Sunday, July 21, 2013

Sunday Book Review Roundup

This week readers can find two reviews of Maury Klein's Call to Arms (Bloomsbury Press), one in the Wall Street Journal and a second in the Washington Post. Here's an excerpt of Johnathan Yardley's take in the Post:
"The story of how America became the “great arsenal of democracy” is the subject of “A Call to Arms,” and I can’t imagine it being told more thoroughly, authoritatively or definitively. "
This week's New York Times reviews Mason B. Williams's City of Ambition (W.W. Norton & Co.) For those looking for audio options, the NYT book review podcast discusses the book here.
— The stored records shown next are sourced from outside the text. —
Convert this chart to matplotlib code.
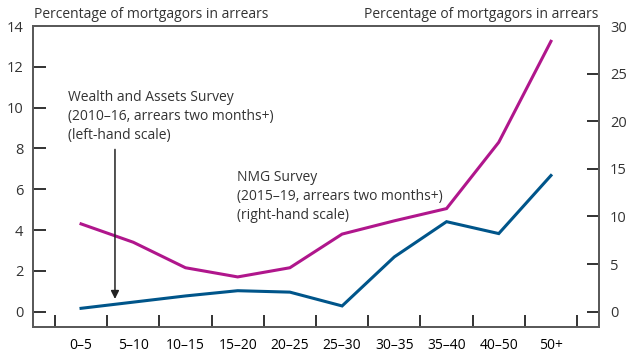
import matplotlib.pyplot as plt

plt.rcParams["font.family"] = ["Open Sans", "DejaVu Sans"]

# Age bands (years since mortgage origination)
bandas = ["0–5", "5–10", "10–15", "15–20", "20–25", "25–30",
          "30–35", "35–40", "40–50", "50+"]
# Wealth and Assets Survey, left-hand scale
was = [4.3, 3.4, 2.15, 1.7, 2.15, 3.8, 4.45, 5.05, 8.3, 13.25]
# NMG Survey, right-hand scale
nmg = [0.35, 1.0, 1.65, 2.2, 2.05, 0.6, 5.75, 9.45, 8.2, 14.3]

MAGENTA = "#b0168c"
AZUL = "#00558a"
GRIS = "#5a5a5a"
TEXTO = "#333333"

fig = plt.figure(figsize=(6.33, 3.52), dpi=100)
ax = fig.add_axes([33 / 633, 1 - 326.7 / 352, 566 / 633, 300.7 / 352])
ax2 = ax.twinx()

x = range(len(bandas))
ax.plot(x, was, color=MAGENTA, lw=2.2, solid_joinstyle="miter")
ax2.plot(x, nmg, color=AZUL, lw=2.2, solid_joinstyle="miter")

ax.set_xlim(-0.92, 9.92)
ax.set_ylim(-0.74, 14)
ax2.set_ylim(-1.58, 30)

ax.set_yticks(range(0, 15, 2))
ax2.set_yticks(range(0, 31, 5))
ax.set_xticks([i - 0.5 for i in range(len(bandas) + 1)])
ax.set_xticklabels([])
ax.set_xticks(list(x), bandas, minor=True)

for a in (ax, ax2):
    for s in a.spines.values():
        s.set_color(GRIS)
        s.set_linewidth(1.4)
    a.tick_params(colors=TEXTO, labelsize=10.5)

ax.tick_params(axis="y", direction="in", length=9, width=1.3, color="#222222",
               pad=7)
ax.tick_params(axis="x", which="major", direction="in", length=9, width=1.3,
               color="#222222")
ax.tick_params(axis="x", which="minor", length=0, pad=8, labelsize=10)
ax2.tick_params(axis="y", direction="in", length=9, width=1.3, color="#222222",
                pad=8)

fig.text(34 / 633, 1 - 14 / 352, "Percentage of mortgagors in arrears",
         fontsize=10, color=TEXTO, va="center", ha="left")
fig.text(598 / 633, 1 - 14 / 352, "Percentage of mortgagors in arrears",
         fontsize=10, color=TEXTO, va="center", ha="right")

ax.text(-0.25, 10.85, "Wealth and Assets Survey\n(2010–16, arrears two months+)\n(left-hand scale)",
        fontsize=10, color=TEXTO, va="top", ha="left", linespacing=1.35)
ax.text(2.99, 6.95, "NMG Survey\n(2015–19, arrears two months+)\n(right-hand scale)",
        fontsize=10, color=TEXTO, va="top", ha="left", linespacing=1.35)

ax.annotate("", xy=(0.65, 0.62), xytext=(0.65, 7.95),
            arrowprops=dict(arrowstyle="-|>", color="#222222", lw=1.1,
                            mutation_scale=12, shrinkA=0, shrinkB=0))

fig.savefig("out.png", dpi=100)
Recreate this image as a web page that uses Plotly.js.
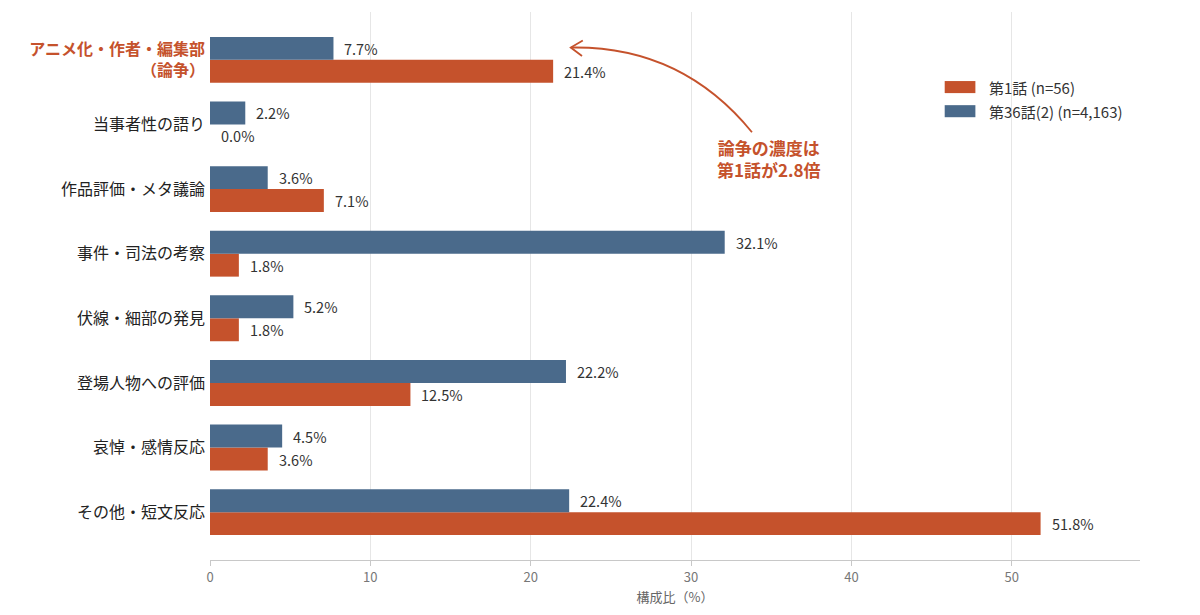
<!DOCTYPE html>
<html>
<head>
<meta charset="utf-8">
<script src="https://cdn.plot.ly/plotly-3.0.1.min.js"></script>
<style>
  html, body { margin: 0; padding: 0; background: #fff; }
  #chart { width: 1200px; height: 615px; }
</style>
</head>
<body>
<div id="chart"></div>
<script>
// categories, top to bottom
const CATEGORIES = [
  "アニメ化・作者・編集部（論争）",
  "当事者性の語り",
  "作品評価・メタ議論",
  "事件・司法の考察",
  "伏線・細部の発見",
  "登場人物への評価",
  "哀悼・感情反応",
  "その他・短文反応",
];
const TICK_TEXT = [
  "<b>アニメ化・作者・編集部<br>（論争）</b>",
  "当事者性の語り",
  "作品評価・メタ議論",
  "事件・司法の考察",
  "伏線・細部の発見",
  "登場人物への評価",
  "哀悼・感情反応",
  "その他・短文反応",
];
const EP1 = [21.4, 0.0, 7.1, 1.8, 1.8, 12.5, 3.6, 51.8];     // 第1話 (n=56)
const EP36 = [7.7, 2.2, 3.6, 32.1, 5.2, 22.2, 4.5, 22.4];    // 第36話(2) (n=4,163)
const SERIES_NAMES = ["第1話 (n=56)", "第36話(2) (n=4,163)"];
const X_TICKS = [0, 10, 20, 30, 40, 50];

const ORANGE = "#C5522C";
const BLUE = "#4A6A8B";
const FONT = "Noto Sans CJK JP, Noto Sans, sans-serif";

// y positions: category 0 at the top
const n = CATEGORIES.length;
const ypos = CATEGORIES.map((_, i) => n - 1 - i);

const BAR_W = 0.355;

const traces = [
  {
    type: "bar", orientation: "h", name: SERIES_NAMES[0],
    x: EP1, y: ypos.map(v => v - BAR_W / 2), width: BAR_W,
    marker: { color: ORANGE, line: { width: 0 } },
    hoverinfo: "skip",
  },
  {
    type: "bar", orientation: "h", name: SERIES_NAMES[1],
    x: EP36, y: ypos.map(v => v + BAR_W / 2), width: BAR_W,
    marker: { color: BLUE, line: { width: 0 } },
    hoverinfo: "skip",
  },
];

// value labels next to each bar end
const annotations = [];
[[EP1, -1], [EP36, 1]].forEach(([vals, side]) => {
  vals.forEach((v, i) => {
    annotations.push({
      x: v, y: ypos[i] + side * BAR_W / 2, xref: "x", yref: "y",
      text: v.toFixed(1) + "%", showarrow: false,
      xanchor: "left", yanchor: "middle", xshift: 9,
      font: { family: FONT, size: 14.5, color: "#333" },
    });
  });
});

// legend drawn by hand so the swatches are wide rectangles
const shapes = [];
const LEG = { x0: 0.790, x1: 0.823, tx: 0.836, y: [0.863, 0.819], h: 0.022 };
[ORANGE, BLUE].forEach((col, k) => {
  shapes.push({
    type: "rect", xref: "paper", yref: "paper",
    x0: LEG.x0, x1: LEG.x1, y0: LEG.y[k] - LEG.h / 2, y1: LEG.y[k] + LEG.h / 2,
    fillcolor: col, line: { width: 0 },
  });
  annotations.push({
    x: LEG.tx, y: LEG.y[k], xref: "paper", yref: "paper",
    text: SERIES_NAMES[k], showarrow: false, xanchor: "left", yanchor: "middle",
    font: { family: FONT, size: 15, color: "#333" },
  });
});

// callout text
annotations.push({
  x: 34.85, y: ypos[1] - 0.52, xref: "x", yref: "y",
  text: "<b>論争の濃度は<br>第1話が2.8倍</b>", showarrow: false,
  xanchor: "center", yanchor: "middle", align: "center",
  font: { family: FONT, size: 17, color: ORANGE },
});

// curved arrow from callout to the 論争 row (data coords)
const p0 = [33.8, ypos[0] - 1.12];
const c = [29.4, ypos[0] + 0.22];
const p2 = [22.5, ypos[0] + 0.19];
shapes.push(
  {
    type: "path", xref: "x", yref: "y",
    path: `M ${p0[0]} ${p0[1]} Q ${c[0]} ${c[1]} ${p2[0]} ${p2[1]}`,
    line: { color: ORANGE, width: 1.8 },
  },
  {
    type: "path", xref: "x", yref: "y",
    path: `M ${p2[0] + 0.75} ${p2[1] + 0.11} L ${p2[0]} ${p2[1]} L ${p2[0] + 0.7} ${p2[1] - 0.13}`,
    line: { color: ORANGE, width: 1.8 },
  }
);

const layout = {
  width: 1200, height: 615,
  paper_bgcolor: "#fff", plot_bgcolor: "#fff",
  font: { family: FONT, color: "#333" },
  margin: { l: 210, r: 60, t: 12, b: 55 },
  showlegend: false,
  xaxis: {
    range: [0, 58], tickvals: X_TICKS,
    showgrid: true, gridcolor: "#e6e6e6", gridwidth: 1,
    zeroline: false,
    showline: true, linecolor: "#c8c8c8", linewidth: 1,
    ticks: "outside", ticklen: 5, tickcolor: "#c8c8c8",
    tickfont: { family: FONT, size: 13, color: "#777" },
    title: { text: "構成比（%）", font: { family: FONT, size: 13, color: "#666" }, standoff: 8 },
  },
  yaxis: {
    range: [-0.74, n - 1 + 0.74],
    tickvals: ypos, ticktext: TICK_TEXT,
    showgrid: false, zeroline: false, showline: false,
    ticks: "", ticklabelstandoff: 4,
    tickfont: { family: FONT, size: 16, color: "#222" },
  },
  annotations, shapes,
};

Plotly.newPlot("chart", traces, layout, { displayModeBar: false, staticPlot: true }).then(() => {
  // colour the first (highlighted) tick label
  document.querySelectorAll(".ytick text").forEach(t => {
    if (t.textContent.indexOf("アニメ化") === 0) t.style.fill = ORANGE;
  });
});
</script>
</body>
</html>
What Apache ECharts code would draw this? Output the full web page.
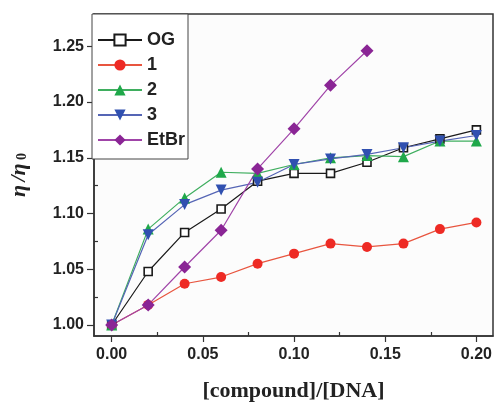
<!DOCTYPE html>
<html><head><meta charset="utf-8">
<script src="https://cdn.jsdelivr.net/npm/echarts@6/dist/echarts.min.js"></script>
<style>html,body{margin:0;padding:0;background:#fff}#c{width:496px;height:407px}</style>
</head><body><div id="c"></div>
<script>
var xVals = [0, 0.02, 0.04, 0.06, 0.08, 0.10, 0.12, 0.14, 0.16, 0.18, 0.20];
var ogVals = [1.000, 1.048, 1.083, 1.104, 1.129, 1.136, 1.136, 1.146, 1.159, 1.167, 1.175];
var c1Vals = [1.000, 1.018, 1.037, 1.043, 1.055, 1.064, 1.073, 1.070, 1.073, 1.086, 1.092];
var c2Vals = [1.000, 1.086, 1.114, 1.137, 1.136, 1.144, 1.150, 1.152, 1.151, 1.165, 1.165];
var c3Vals = [1.000, 1.081, 1.108, 1.121, 1.128, 1.144, 1.149, 1.153, 1.159, 1.165, 1.170];
var etbrVals = [1.000, 1.018, 1.052, 1.085, 1.140, 1.176, 1.215, 1.246];
var xTicks = [0, 0.05, 0.10, 0.15, 0.20];
var xMinor = [0.025, 0.075, 0.125, 0.175];
var yTicks = [1.00, 1.05, 1.10, 1.15, 1.20, 1.25];
var yMinor = [1.025, 1.075, 1.125, 1.175, 1.225, 1.275];
var names = ['OG', '1', '2', '3', 'EtBr'];

function pairs(vals) { return vals.map(function (v, i) { return [xVals[i], v]; }); }

var chart = echarts.init(document.getElementById('c'), null, {renderer: 'canvas'});
var axisCol = '#333';
var lblStyle = {color: '#222', fontFamily: 'Liberation Sans, Arial', fontWeight: 'bold', fontSize: 16};
var X0 = -0.0097, X1 = 0.2091, Y0 = 0.9901, Y1 = 1.279;
chart.setOption({
  animation: false,
  grid: {left: 86, right: 3, top: 14, bottom: 58, show: true, borderColor: axisCol, borderWidth: 1.5, backgroundColor: '#fcfcfc'},
  legend: {
    orient: 'vertical', left: 92, top: 14,
    padding: [17, 3, 10, 5],
    borderColor: '#444', borderWidth: 1,
    backgroundColor: '#fff',
    itemWidth: 44, itemHeight: 14, itemGap: 7,
    data: names,
    textStyle: {color: '#222', fontFamily: 'Liberation Sans, Arial', fontWeight: 'bold', fontSize: 18, lineHeight: 17}
  },
  xAxis: [{
    type: 'value', min: X0, max: X1,
    name: '[compound]/[DNA]', nameLocation: 'middle', nameGap: 44,
    nameTextStyle: {color: '#222', fontFamily: 'Liberation Serif, Times New Roman', fontWeight: 'bold', fontSize: 22},
    axisLine: {show: true, onZero: false, lineStyle: {color: axisCol, width: 1.5}},
    axisTick: {show: true, inside: false, length: 6, customValues: xTicks, lineStyle: {color: axisCol, width: 1.2}},
    axisLabel: Object.assign({margin: 11, customValues: xTicks, formatter: function (v) { return v.toFixed(2); }}, lblStyle),
    splitLine: {show: false}
  }, {
    type: 'value', min: X0, max: X1, position: 'bottom',
    axisLine: {show: false, onZero: false}, axisLabel: {show: false}, splitLine: {show: false},
    axisTick: {show: true, inside: true, length: 4, customValues: xMinor, lineStyle: {color: axisCol, width: 1.2}}
  }],
  yAxis: [{
    type: 'value', min: Y0, max: Y1,
    name: '{e|η} {e|/η} {s|0}', nameLocation: 'middle', nameGap: 64, nameRotate: 90,
    nameTextStyle: {
      rich: {
        e: {fontFamily: 'Liberation Serif, Times New Roman', fontStyle: 'italic', fontWeight: 'bold', fontSize: 22, color: '#222'},
        s: {fontFamily: 'Liberation Serif, Times New Roman', fontWeight: 'bold', fontSize: 14, color: '#222', padding: [6, 0, 0, 0]}
      }
    },
    axisLine: {show: true, onZero: false, lineStyle: {color: axisCol, width: 1.5}},
    axisTick: {show: true, inside: false, length: 7, customValues: yTicks, lineStyle: {color: axisCol, width: 1.2}},
    axisLabel: Object.assign({margin: 10, customValues: yTicks, formatter: function (v) { return v.toFixed(2); }}, lblStyle),
    splitLine: {show: false}
  }, {
    type: 'value', min: Y0, max: Y1, position: 'left',
    axisLine: {show: false, onZero: false}, axisLabel: {show: false}, splitLine: {show: false},
    axisTick: {show: true, inside: true, length: 4, customValues: yMinor, lineStyle: {color: axisCol, width: 1.2}}
  }],
  series: [
    {name: 'OG', type: 'line', data: pairs(ogVals), symbol: 'rect', symbolSize: 8,
     lineStyle: {color: '#1a1a1a', width: 1.2}, itemStyle: {color: '#fff', borderColor: '#1a1a1a', borderWidth: 1.6}},
    {name: '1', type: 'line', data: pairs(c1Vals), symbol: 'circle', symbolSize: 10,
     lineStyle: {color: '#e8553f', width: 1.2}, itemStyle: {color: '#ee2a24'}},
    {name: '2', type: 'line', data: pairs(c2Vals), symbol: 'triangle', symbolSize: 11,
     lineStyle: {color: '#3fae5f', width: 1.2}, itemStyle: {color: '#1fa84a'}},
    {name: '3', type: 'line', data: pairs(c3Vals), symbol: 'triangle', symbolRotate: 180, symbolSize: 11,
     lineStyle: {color: '#5565b5', width: 1.2}, itemStyle: {color: '#3050b0'}},
    {name: 'EtBr', type: 'line', data: pairs(etbrVals), symbol: 'diamond', symbolSize: 13,
     lineStyle: {color: '#a044a8', width: 1.2}, itemStyle: {color: '#8a2595'}}
  ]
});
</script>
</body></html>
Edward Glaeser summarizes the book:
"But, as Mason B. Williams’s fascinating new book “City of Ambition: FDR, La Guardia, and the Making of Modern New York” reminds us, La Guardia’s success rested to a large degree on Franklin Roose­velt’s decision to “channel the resources of the federal government through the agencies of America’s cities and counties.”"
Fiona Rieds reviews Panikos Panayi's Prisoners of Britain (Manchester University Press), a social history of Britain's German prisoners during the First World War. 

And the New Yorker has two slightly different contributions to this week's Sunday roundup: an article discussing Eudora Welty's 1963 New Yorker essay "Where is the Voice Coming From?" (about Medgar Evers' murderer); as well as a few bits of legally related book chat.